[start SUPPLIED MATERIAL]

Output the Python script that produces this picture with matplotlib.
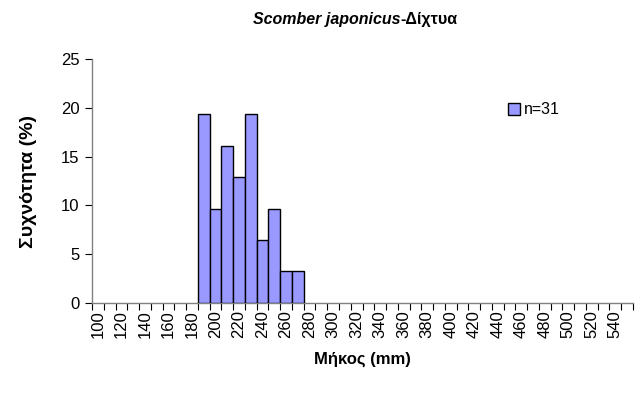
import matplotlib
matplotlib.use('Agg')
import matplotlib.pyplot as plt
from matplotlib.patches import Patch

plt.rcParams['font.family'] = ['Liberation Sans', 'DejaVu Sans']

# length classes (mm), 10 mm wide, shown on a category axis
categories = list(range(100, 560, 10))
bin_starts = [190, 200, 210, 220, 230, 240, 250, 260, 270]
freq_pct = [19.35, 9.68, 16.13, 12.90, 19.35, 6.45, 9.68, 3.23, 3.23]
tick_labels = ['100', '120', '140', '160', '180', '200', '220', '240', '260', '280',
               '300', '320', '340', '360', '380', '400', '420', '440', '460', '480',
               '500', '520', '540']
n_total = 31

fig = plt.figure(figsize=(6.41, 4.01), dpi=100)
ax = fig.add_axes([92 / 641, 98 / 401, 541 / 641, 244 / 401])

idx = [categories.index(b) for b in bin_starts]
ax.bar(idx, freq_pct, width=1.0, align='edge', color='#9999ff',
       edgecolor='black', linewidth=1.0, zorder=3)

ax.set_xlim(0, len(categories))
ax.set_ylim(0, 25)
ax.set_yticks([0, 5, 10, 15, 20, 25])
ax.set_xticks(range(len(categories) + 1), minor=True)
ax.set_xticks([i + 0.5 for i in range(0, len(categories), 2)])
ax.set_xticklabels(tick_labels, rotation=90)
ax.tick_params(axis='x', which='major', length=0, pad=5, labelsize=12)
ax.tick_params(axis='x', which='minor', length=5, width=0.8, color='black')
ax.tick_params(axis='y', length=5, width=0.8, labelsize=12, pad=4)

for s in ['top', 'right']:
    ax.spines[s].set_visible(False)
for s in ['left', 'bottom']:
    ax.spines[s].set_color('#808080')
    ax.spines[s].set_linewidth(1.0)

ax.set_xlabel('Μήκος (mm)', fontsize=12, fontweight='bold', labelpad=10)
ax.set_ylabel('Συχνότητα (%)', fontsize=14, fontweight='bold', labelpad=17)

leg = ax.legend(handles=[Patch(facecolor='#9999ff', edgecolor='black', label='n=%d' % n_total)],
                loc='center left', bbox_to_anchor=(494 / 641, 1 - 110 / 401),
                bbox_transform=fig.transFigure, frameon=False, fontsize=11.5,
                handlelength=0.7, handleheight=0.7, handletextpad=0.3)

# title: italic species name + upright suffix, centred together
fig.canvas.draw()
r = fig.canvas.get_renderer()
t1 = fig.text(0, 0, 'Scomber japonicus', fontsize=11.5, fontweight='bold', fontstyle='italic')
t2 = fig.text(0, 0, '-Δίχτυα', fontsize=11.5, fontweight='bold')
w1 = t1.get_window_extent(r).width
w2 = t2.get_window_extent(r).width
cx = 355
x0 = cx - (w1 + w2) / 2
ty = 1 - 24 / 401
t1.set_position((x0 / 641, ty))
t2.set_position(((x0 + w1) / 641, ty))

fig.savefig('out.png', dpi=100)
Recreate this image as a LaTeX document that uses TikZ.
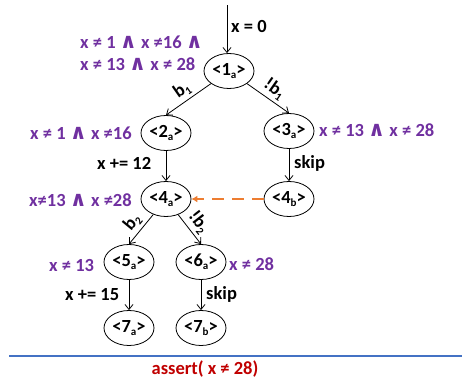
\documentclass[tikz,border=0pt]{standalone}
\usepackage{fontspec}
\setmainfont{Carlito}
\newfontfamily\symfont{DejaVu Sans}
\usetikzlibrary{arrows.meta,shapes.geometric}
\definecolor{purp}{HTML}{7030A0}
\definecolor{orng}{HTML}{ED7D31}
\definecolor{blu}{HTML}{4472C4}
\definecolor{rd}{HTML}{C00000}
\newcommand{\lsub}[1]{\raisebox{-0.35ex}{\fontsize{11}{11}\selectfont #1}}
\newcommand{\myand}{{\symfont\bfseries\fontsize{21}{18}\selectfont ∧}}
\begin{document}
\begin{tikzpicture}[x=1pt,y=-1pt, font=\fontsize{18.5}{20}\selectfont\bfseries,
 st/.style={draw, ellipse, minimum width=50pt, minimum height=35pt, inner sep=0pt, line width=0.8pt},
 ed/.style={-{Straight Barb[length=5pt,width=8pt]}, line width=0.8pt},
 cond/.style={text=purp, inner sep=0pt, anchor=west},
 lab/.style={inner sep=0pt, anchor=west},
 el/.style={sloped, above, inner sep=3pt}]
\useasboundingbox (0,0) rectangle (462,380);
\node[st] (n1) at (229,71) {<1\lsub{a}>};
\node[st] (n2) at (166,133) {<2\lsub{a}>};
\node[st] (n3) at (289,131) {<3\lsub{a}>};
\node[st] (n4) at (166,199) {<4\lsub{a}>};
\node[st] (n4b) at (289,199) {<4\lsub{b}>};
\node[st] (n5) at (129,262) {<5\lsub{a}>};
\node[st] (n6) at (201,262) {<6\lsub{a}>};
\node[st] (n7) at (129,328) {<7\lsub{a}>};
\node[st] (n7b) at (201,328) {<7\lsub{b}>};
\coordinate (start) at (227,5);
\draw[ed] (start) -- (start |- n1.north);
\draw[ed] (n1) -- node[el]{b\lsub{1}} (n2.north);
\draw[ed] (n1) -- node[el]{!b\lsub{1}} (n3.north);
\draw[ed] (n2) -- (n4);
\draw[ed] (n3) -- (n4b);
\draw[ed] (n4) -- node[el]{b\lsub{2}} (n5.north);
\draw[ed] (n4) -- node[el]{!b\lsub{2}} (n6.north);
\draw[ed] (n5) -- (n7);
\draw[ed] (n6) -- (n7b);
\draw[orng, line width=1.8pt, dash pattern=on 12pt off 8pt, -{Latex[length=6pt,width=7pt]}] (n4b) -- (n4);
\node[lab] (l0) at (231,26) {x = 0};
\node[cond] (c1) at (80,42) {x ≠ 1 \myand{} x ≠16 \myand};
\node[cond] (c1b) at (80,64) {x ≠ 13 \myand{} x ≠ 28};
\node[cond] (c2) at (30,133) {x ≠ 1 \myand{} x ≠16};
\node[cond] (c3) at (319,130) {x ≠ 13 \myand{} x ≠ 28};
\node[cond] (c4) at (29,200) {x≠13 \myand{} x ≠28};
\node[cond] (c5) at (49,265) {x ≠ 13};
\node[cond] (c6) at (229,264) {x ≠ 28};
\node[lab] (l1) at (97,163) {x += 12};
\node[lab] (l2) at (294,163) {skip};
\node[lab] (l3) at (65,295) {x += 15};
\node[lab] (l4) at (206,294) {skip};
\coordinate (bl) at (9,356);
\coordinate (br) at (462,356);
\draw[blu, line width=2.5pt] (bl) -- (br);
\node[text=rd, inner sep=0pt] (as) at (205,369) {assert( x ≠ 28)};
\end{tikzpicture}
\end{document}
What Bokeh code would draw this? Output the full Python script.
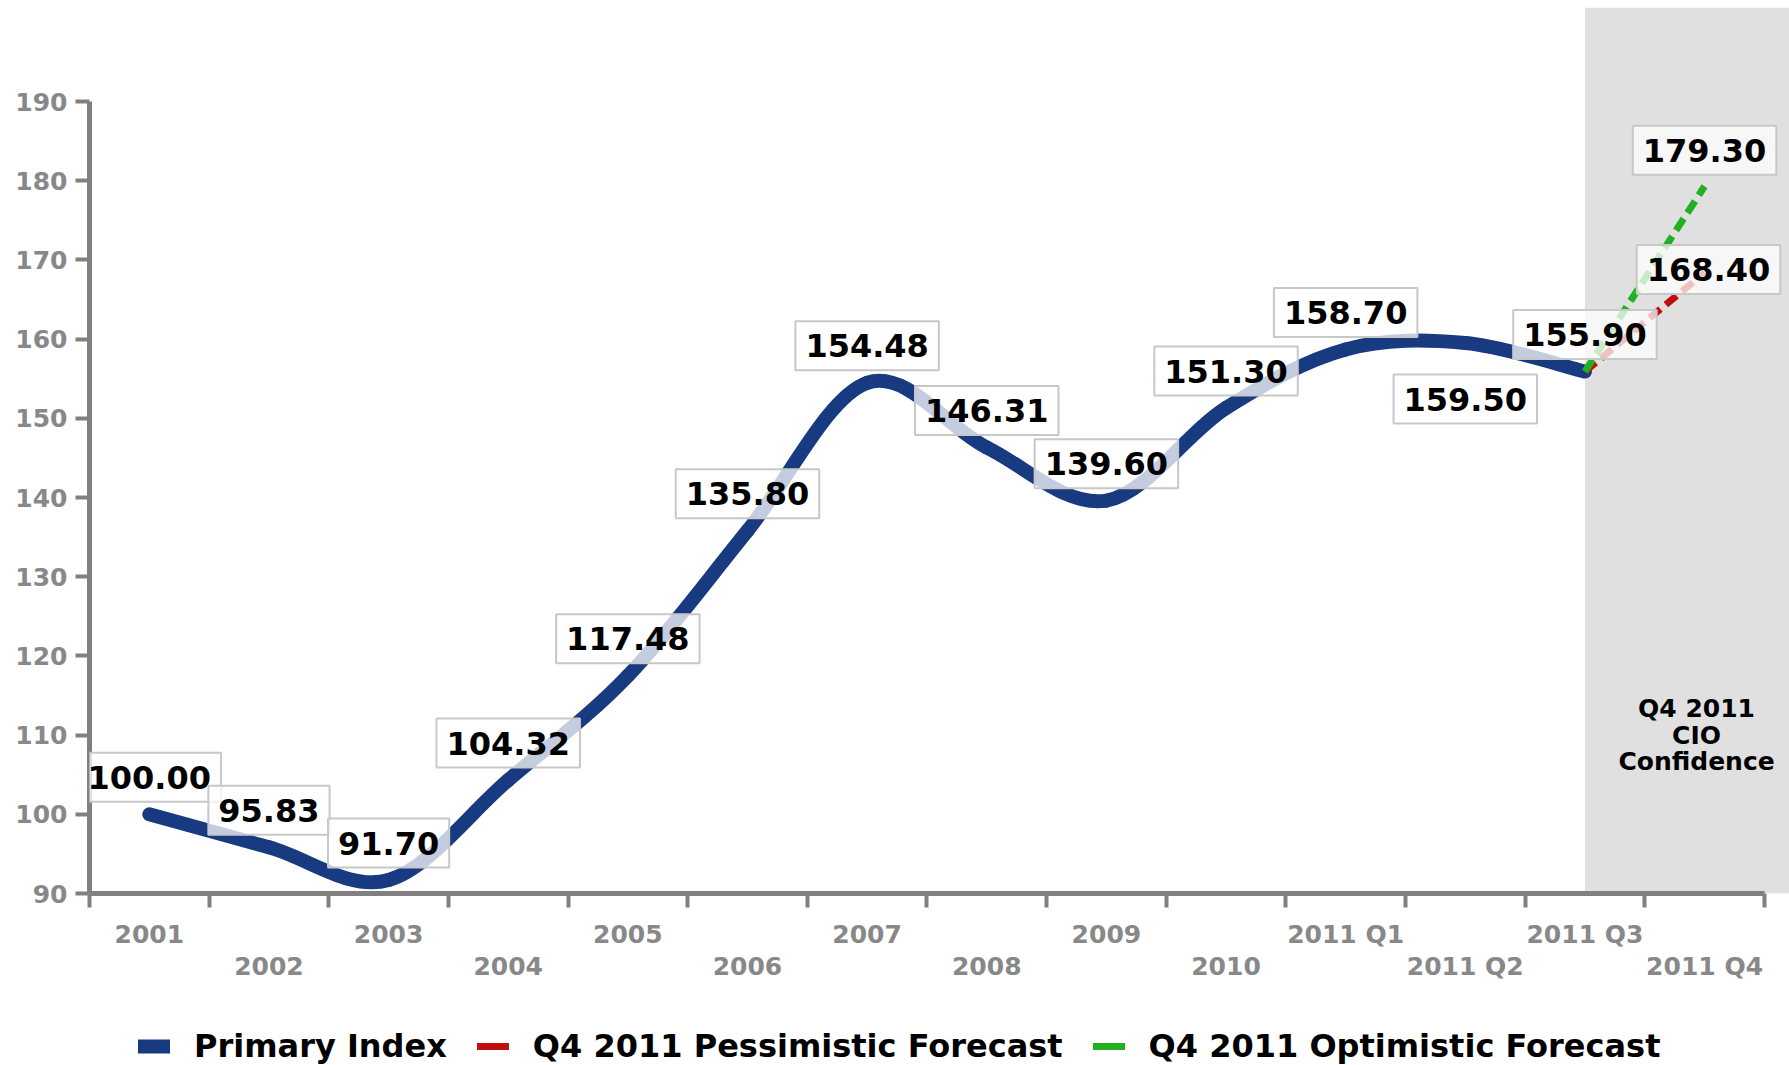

[end SUPPLIED MATERIAL]

• _WHAT YOU NEED TO DO_:
Pictures appear in the records above. Output everything except them, exactly.

• _WRITTEN RESPONSE_:
Output the Python script that produces this picture with matplotlib.
import matplotlib
matplotlib.use('Agg')
import matplotlib.pyplot as plt
from matplotlib.patches import Patch

plt.rcParams['font.family'] = ['Liberation Sans', 'DejaVu Sans']

# length classes (mm), 10 mm wide, shown on a category axis
categories = list(range(100, 560, 10))
bin_starts = [190, 200, 210, 220, 230, 240, 250, 260, 270]
freq_pct = [19.35, 9.68, 16.13, 12.90, 19.35, 6.45, 9.68, 3.23, 3.23]
tick_labels = ['100', '120', '140', '160', '180', '200', '220', '240', '260', '280',
               '300', '320', '340', '360', '380', '400', '420', '440', '460', '480',
               '500', '520', '540']
n_total = 31

fig = plt.figure(figsize=(6.41, 4.01), dpi=100)
ax = fig.add_axes([92 / 641, 98 / 401, 541 / 641, 244 / 401])

idx = [categories.index(b) for b in bin_starts]
ax.bar(idx, freq_pct, width=1.0, align='edge', color='#9999ff',
       edgecolor='black', linewidth=1.0, zorder=3)

ax.set_xlim(0, len(categories))
ax.set_ylim(0, 25)
ax.set_yticks([0, 5, 10, 15, 20, 25])
ax.set_xticks(range(len(categories) + 1), minor=True)
ax.set_xticks([i + 0.5 for i in range(0, len(categories), 2)])
ax.set_xticklabels(tick_labels, rotation=90)
ax.tick_params(axis='x', which='major', length=0, pad=5, labelsize=12)
ax.tick_params(axis='x', which='minor', length=5, width=0.8, color='black')
ax.tick_params(axis='y', length=5, width=0.8, labelsize=12, pad=4)

for s in ['top', 'right']:
    ax.spines[s].set_visible(False)
for s in ['left', 'bottom']:
    ax.spines[s].set_color('#808080')
    ax.spines[s].set_linewidth(1.0)

ax.set_xlabel('Μήκος (mm)', fontsize=12, fontweight='bold', labelpad=10)
ax.set_ylabel('Συχνότητα (%)', fontsize=14, fontweight='bold', labelpad=17)

leg = ax.legend(handles=[Patch(facecolor='#9999ff', edgecolor='black', label='n=%d' % n_total)],
                loc='center left', bbox_to_anchor=(494 / 641, 1 - 110 / 401),
                bbox_transform=fig.transFigure, frameon=False, fontsize=11.5,
                handlelength=0.7, handleheight=0.7, handletextpad=0.3)

# title: italic species name + upright suffix, centred together
fig.canvas.draw()
r = fig.canvas.get_renderer()
t1 = fig.text(0, 0, 'Scomber japonicus', fontsize=11.5, fontweight='bold', fontstyle='italic')
t2 = fig.text(0, 0, '-Δίχτυα', fontsize=11.5, fontweight='bold')
w1 = t1.get_window_extent(r).width
w2 = t2.get_window_extent(r).width
cx = 355
x0 = cx - (w1 + w2) / 2
ty = 1 - 24 / 401
t1.set_position((x0 / 641, ty))
t2.set_position(((x0 + w1) / 641, ty))

fig.savefig('out.png', dpi=100)
Recreate this image as a LaTeX document that uses TikZ.
\documentclass[tikz,border=0pt]{standalone}
\usepackage{fontspec}
\setmainfont{Carlito}
\newfontfamily\symfont{DejaVu Sans}
\usetikzlibrary{arrows.meta,shapes.geometric}
\definecolor{purp}{HTML}{7030A0}
\definecolor{orng}{HTML}{ED7D31}
\definecolor{blu}{HTML}{4472C4}
\definecolor{rd}{HTML}{C00000}
\newcommand{\lsub}[1]{\raisebox{-0.35ex}{\fontsize{11}{11}\selectfont #1}}
\newcommand{\myand}{{\symfont\bfseries\fontsize{21}{18}\selectfont ∧}}
\begin{document}
\begin{tikzpicture}[x=1pt,y=-1pt, font=\fontsize{18.5}{20}\selectfont\bfseries,
 st/.style={draw, ellipse, minimum width=50pt, minimum height=35pt, inner sep=0pt, line width=0.8pt},
 ed/.style={-{Straight Barb[length=5pt,width=8pt]}, line width=0.8pt},
 cond/.style={text=purp, inner sep=0pt, anchor=west},
 lab/.style={inner sep=0pt, anchor=west},
 el/.style={sloped, above, inner sep=3pt}]
\useasboundingbox (0,0) rectangle (462,380);
\node[st] (n1) at (229,71) {<1\lsub{a}>};
\node[st] (n2) at (166,133) {<2\lsub{a}>};
\node[st] (n3) at (289,131) {<3\lsub{a}>};
\node[st] (n4) at (166,199) {<4\lsub{a}>};
\node[st] (n4b) at (289,199) {<4\lsub{b}>};
\node[st] (n5) at (129,262) {<5\lsub{a}>};
\node[st] (n6) at (201,262) {<6\lsub{a}>};
\node[st] (n7) at (129,328) {<7\lsub{a}>};
\node[st] (n7b) at (201,328) {<7\lsub{b}>};
\coordinate (start) at (227,5);
\draw[ed] (start) -- (start |- n1.north);
\draw[ed] (n1) -- node[el]{b\lsub{1}} (n2.north);
\draw[ed] (n1) -- node[el]{!b\lsub{1}} (n3.north);
\draw[ed] (n2) -- (n4);
\draw[ed] (n3) -- (n4b);
\draw[ed] (n4) -- node[el]{b\lsub{2}} (n5.north);
\draw[ed] (n4) -- node[el]{!b\lsub{2}} (n6.north);
\draw[ed] (n5) -- (n7);
\draw[ed] (n6) -- (n7b);
\draw[orng, line width=1.8pt, dash pattern=on 12pt off 8pt, -{Latex[length=6pt,width=7pt]}] (n4b) -- (n4);
\node[lab] (l0) at (231,26) {x = 0};
\node[cond] (c1) at (80,42) {x ≠ 1 \myand{} x ≠16 \myand};
\node[cond] (c1b) at (80,64) {x ≠ 13 \myand{} x ≠ 28};
\node[cond] (c2) at (30,133) {x ≠ 1 \myand{} x ≠16};
\node[cond] (c3) at (319,130) {x ≠ 13 \myand{} x ≠ 28};
\node[cond] (c4) at (29,200) {x≠13 \myand{} x ≠28};
\node[cond] (c5) at (49,265) {x ≠ 13};
\node[cond] (c6) at (229,264) {x ≠ 28};
\node[lab] (l1) at (97,163) {x += 12};
\node[lab] (l2) at (294,163) {skip};
\node[lab] (l3) at (65,295) {x += 15};
\node[lab] (l4) at (206,294) {skip};
\coordinate (bl) at (9,356);
\coordinate (br) at (462,356);
\draw[blu, line width=2.5pt] (bl) -- (br);
\node[text=rd, inner sep=0pt] (as) at (205,369) {assert( x ≠ 28)};
\end{tikzpicture}
\end{document}
What Bokeh code would draw this? Output the full Python script.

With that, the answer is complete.